NCCE to promote religious tolerance in 2024 election
The National Commission for Civic Education (NCCE) is to roll out a comprehensive public education programme on religious tolerance focusing on the youth as the nation prepares for the 2024 election.
This, the NCCE said, would help prevent the situation where young vulnerable people would be swayed and divided along religious lines by inflammatory comments and hate speeches from some politicians who are putting religion at the centre of the forthcoming election.
The Chairperson of the NCCE, Kathleen Addy, who made this known in Accra last Tuesday, emphasised that “we are going to take the education around religious tolerance very serious this political season and we are going to call out the politicians who choose to use religion as a basis for their campaign”.
She made the remark in an interview on the sidelines of a meeting with a delegation from the Parliamentary Caucus on Freedom of Religion and Faith Leaders from the Gambia, Sierra Leone and Malawi.
The meeting was facilitated by the African Centre for Parliamentary Affairs (ACEPA), a not-for-profit organisation, under its Freedom of Religion or Belief Leadership Network (FOBLN) project.
Under the project, Parliamentary Caucuses on Freedom of Religion or Belief (FORB) have been launched in the three visiting countries with Ghana being the latest to launch its FORB.
The delegation were made up of the Executive Member of the Gambia Supreme Islamic Council, Sheikh Muhamad Jaitih; General Secretary of Inter-Religious Council of Sierra Leone, Rev. Dr Usman Jesse Fornah; a religious leader from the Gambia, Very Rev. James Cole, and the Chairperson of FORB Caucus National Assembly of the Gambia, Amadou Camara.

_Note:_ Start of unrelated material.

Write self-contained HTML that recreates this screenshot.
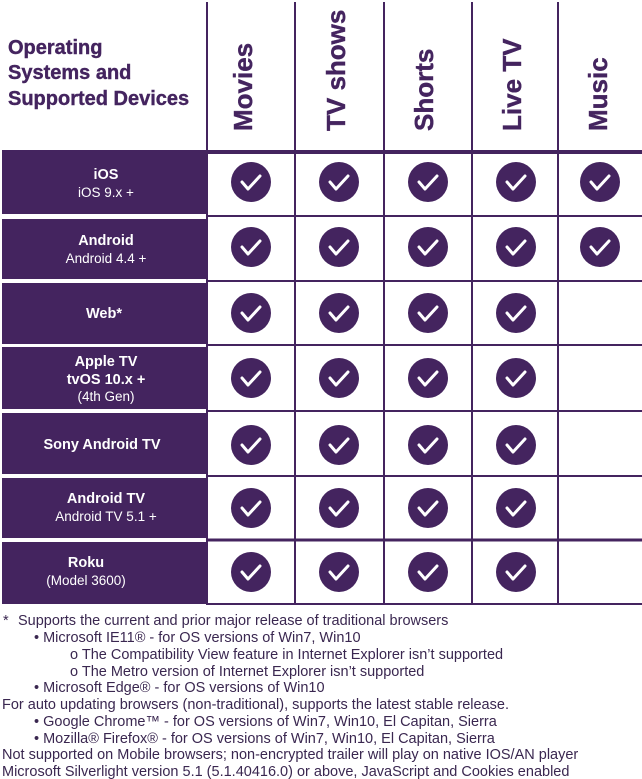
<!DOCTYPE html>
<html><head><meta charset="utf-8"><style>
html,body{margin:0;padding:0;background:#fff;}
svg{display:block;}
</style></head><body>
<svg width="642" height="779" xmlns="http://www.w3.org/2000/svg" font-family="Liberation Sans, sans-serif">
<g fill="#44245f">
<rect x="2" y="150" width="205" height="64"/>
<rect x="2" y="219" width="205" height="60"/>
<rect x="2" y="283" width="205" height="61"/>
<rect x="2" y="347" width="205" height="62"/>
<rect x="2" y="413" width="205" height="61"/>
<rect x="2" y="478" width="205" height="60"/>
<rect x="2" y="542" width="205" height="62"/>
</g>
<g stroke="#44245f" stroke-width="2">
<line x1="207" y1="2" x2="207" y2="605"/>
<line x1="295" y1="2" x2="295" y2="605"/>
<line x1="384" y1="2" x2="384" y2="605"/>
<line x1="472" y1="2" x2="472" y2="605"/>
<line x1="558" y1="2" x2="558" y2="605"/>
<line x1="207" y1="152" x2="642" y2="152" stroke-width="4"/>
<line x1="207" y1="216" x2="642" y2="216"/>
<line x1="207" y1="281" x2="642" y2="281"/>
<line x1="207" y1="345" x2="642" y2="345"/>
<line x1="207" y1="411" x2="642" y2="411"/>
<line x1="207" y1="476" x2="642" y2="476"/>
<line x1="207" y1="540" x2="642" y2="540" stroke-width="3"/>
<line x1="207" y1="604" x2="642" y2="604"/>
</g>
<g fill="#44245f" font-weight="700" font-size="20" stroke="#44245f" stroke-width="0.4">
<text x="8" y="54">Operating</text>
<text x="8" y="79">Systems and</text>
<text x="8" y="105">Supported Devices</text>
</g>
<g fill="#44245f" font-weight="700" font-size="26" stroke="#44245f" stroke-width="0.4">
<text transform="translate(252,131) rotate(-90)">Movies</text>
<text transform="translate(345,131) rotate(-90)">TV shows</text>
<text transform="translate(433,131) rotate(-90)">Shorts</text>
<text transform="translate(521,131) rotate(-90)">Live TV</text>
<text transform="translate(607,131) rotate(-90)">Music</text>
</g>
<g fill="#fff" text-anchor="middle" font-size="13.5">
<text x="106" y="179" font-weight="bold" font-size="14.5">iOS</text>
<text x="106" y="197">iOS 9.x +</text>
<text x="106" y="245" font-weight="bold" font-size="14.5">Android</text>
<text x="106" y="263">Android 4.4 +</text>
<text x="104" y="318" font-weight="bold" font-size="14.5">Web*</text>
<text x="106" y="366" font-weight="bold" font-size="14.5">Apple TV</text>
<text x="106" y="384" font-weight="bold" font-size="14.5">tvOS 10.x +</text>
<text x="106" y="401">(4th Gen)</text>
<text x="102" y="449" font-weight="bold" font-size="14.5">Sony Android TV</text>
<text x="106" y="503" font-weight="bold" font-size="14.5">Android TV</text>
<text x="106" y="521">Android TV 5.1 +</text>
<text x="86" y="567" font-weight="bold" font-size="14.5">Roku</text>
<text x="86" y="585">(Model 3600)</text>
</g>
<defs>
<g id="c"><circle r="20" fill="#44245f"/><path d="M-9,0 L-3,7 L9,-6" fill="none" stroke="#fff" stroke-width="3" stroke-linecap="round" stroke-linejoin="round"/></g>
</defs>
<use href="#c" x="251" y="182"/><use href="#c" x="339" y="182"/><use href="#c" x="428" y="182"/><use href="#c" x="516" y="182"/><use href="#c" x="600" y="182"/>
<use href="#c" x="251" y="247"/><use href="#c" x="339" y="247"/><use href="#c" x="428" y="247"/><use href="#c" x="516" y="247"/><use href="#c" x="600" y="247"/>
<use href="#c" x="251" y="313"/><use href="#c" x="339" y="313"/><use href="#c" x="428" y="313"/><use href="#c" x="516" y="313"/>
<use href="#c" x="251" y="378"/><use href="#c" x="339" y="378"/><use href="#c" x="428" y="378"/><use href="#c" x="516" y="378"/>
<use href="#c" x="251" y="445"/><use href="#c" x="339" y="445"/><use href="#c" x="428" y="445"/><use href="#c" x="516" y="445"/>
<use href="#c" x="251" y="508"/><use href="#c" x="339" y="508"/><use href="#c" x="428" y="508"/><use href="#c" x="516" y="508"/>
<use href="#c" x="251" y="572"/><use href="#c" x="339" y="572"/><use href="#c" x="428" y="572"/><use href="#c" x="516" y="572"/>
<g fill="#3a2750" font-size="14.5">
<text x="3" y="625">*</text><text x="18" y="625">Supports the current and prior major release of traditional browsers</text>
<text x="34" y="642">• Microsoft IE11® - for OS versions of Win7, Win10</text>
<text x="70" y="659">o The Compatibility View feature in Internet Explorer isn’t supported</text>
<text x="70" y="676">o The Metro version of Internet Explorer isn’t supported</text>
<text x="34" y="692">• Microsoft Edge® - for OS versions of Win10</text>
<text x="2" y="709">For auto updating browsers (non-traditional), supports the latest stable release.</text>
<text x="34" y="726">• Google Chrome™ - for OS versions of Win7, Win10, El Capitan, Sierra</text>
<text x="34" y="743">• Mozilla® Firefox® - for OS versions of Win7, Win10, El Capitan, Sierra</text>
<text x="2" y="759">Not supported on Mobile browsers; non-encrypted trailer will play on native IOS/AN player</text>
<text x="2" y="776">Microsoft Silverlight version 5.1 (5.1.40416.0) or above, JavaScript and Cookies enabled</text>
</g>
</svg>
</body></html>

The rest were Minority Leader in the Sierra Leonean Parliament, Abdul Kargbo; Deputy Majority Leader of the Gambian Parliament, Abdoulie Ceesay; the Member of Parliament (MP) for the Dowa West Constituency in Malawi, Dr Ephraim Abel Kayembe, and the MP for Kono Constituency in Sierra Leone, Musa Fofanah.
Ms Addy said there was a new phenomenon that the country hadn’t experienced in the political landscape which was to have two flag bearers from the New Patriotic Party and the National Democratic Congress with different religious affiliations.
She said it was unfortunate that “already we have seen some politicians attempt to divide people on the basis of religion and we at NCCE are committed to ensure that those attempts to divide the people do not happen in the run-up to the 2024 election.”
“Religious tolerance is a very key pillar in our work.
We have seen how religious divide has been so costly in terms of loss of lives and properties in other countries and we don't want our country to go down that road as we are also in the political season,” she stressed.
The Chairperson urged Ghanaians to reject those politicians who would use this political season to divide the citizenry particularly the vulnerable ones such as the youth.
She said as a country, Christians and Muslims had lived together peacefully by respecting each other’s religion for many years.
Rev. Dr Fornah, for his part, commended the country for maintaining a high level of religious tolerance over the years, saying it was a similar situation that was existing in Sierra Leone although it was torn apart by civil war.